CSA Staff Notice 46-307 Cryptocurrency Offerings is Canadian securities-regulatory guidance published by the Canadian Securities Administrators on August 24, 2017. It explains how existing provincial and territorial securities laws may apply to initial coin offerings, initial token offerings, cryptocurrency investment funds and platforms that trade crypto assets. As of June 25, 2026, the British Columbia Securities Commission classifies the notice as current. The document is staff guidance rather than legislation and explains existing requirements rather than purporting to create a stand-alone crypto licensing regime.
What CSA Staff Notice 46-307 covers
The notice was issued after CSA staff observed growth in token-based fundraising and requests for regulatory guidance. It states that Canadian securities laws may apply where securities are sold from within Canada or to Canadian investors. Depending on the facts, a crypto product may also be a derivative. The notice therefore addresses prospectus, registration and marketplace requirements, together with issues raised by cryptocurrency investment funds and the former CSA Regulatory Sandbox.
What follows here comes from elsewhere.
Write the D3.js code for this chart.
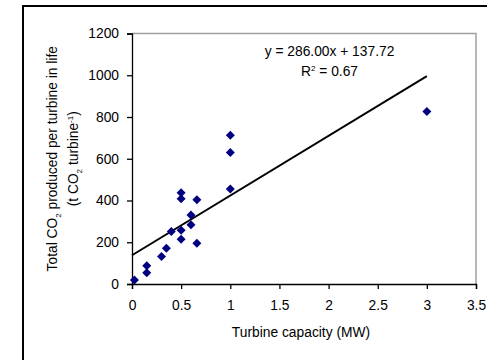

When a cryptocurrency offering may involve securities
CSA staff emphasizes substance over form. Calling a coin or token a software product does not determine its legal treatment; the economic realities of the complete offering or arrangement matter. Each ICO or ITO must be assessed on its own characteristics. The notice says many offerings reviewed by staff involved securities, including investment contracts.
For the investment-contract analysis, the notice identifies four elements derived from Canadian case law: an investment of money, a common enterprise, an expectation of profit, and profit expected to come significantly from the efforts of others. A token used only to access a functioning service may present different facts from a token whose value is tied to the future success of a business.
Prospectus exemptions and offering disclosure
Where coins or tokens are securities, the notice says the distribution must proceed under a receipted prospectus or an available prospectus exemption. It discusses accredited-investor and offering-memorandum exemptions, while stressing that all applicable conditions must be met. A whitepaper is not automatically equivalent to a prospectus or offering memorandum. Investor disclosure must address material facts and must not be false, misleading or overly promotional.
Registration, marketplaces and secondary trading
An issuer or intermediary may trigger dealer-registration requirements when its activities amount to trading securities for a business purpose. The notice points to factors such as broad solicitation, internet marketing and raising significant capital from many investors. It also states that a platform facilitating trades in security tokens may be a marketplace subject to recognition or exemption requirements. Resale restrictions can affect whether tokens distributed under an exemption may trade on a platform.
Cryptocurrency investment funds
For proposed crypto investment funds, the notice highlights retail distribution, exchange due diligence, registration categories, valuation and custody. Staff expected firms to examine an exchange’s regulation, identity-verification and anti-money-laundering controls, trading volumes and recordkeeping. Custodians were expected to have relevant expertise, including secure storage and asset segregation. Later CSA Staff Notice 81-336 provides more current guidance for public crypto asset funds.
Current status and later CSA guidance
CSA Staff Notice 46-307 remains listed in the CSA’s Financial Innovation Hub publications, and the BCSC marks it as current. CSA Staff Notice 46-308, published in 2018, supplements the analysis for token offerings, including tokens described as having utility. Later CSA materials continue to cite both notices when discussing whether crypto assets or related activities fall within securities law.
The original document’s Regulatory Sandbox references are historical operational context. The CSA subsequently described FinHub as the successor to the sandbox and launched the Collaboratory for regulatory experimentation. The notice should therefore be read with later CSA publications and the rules and guidance applicable in the relevant province or territory. This profile is a reference summary, not legal advice.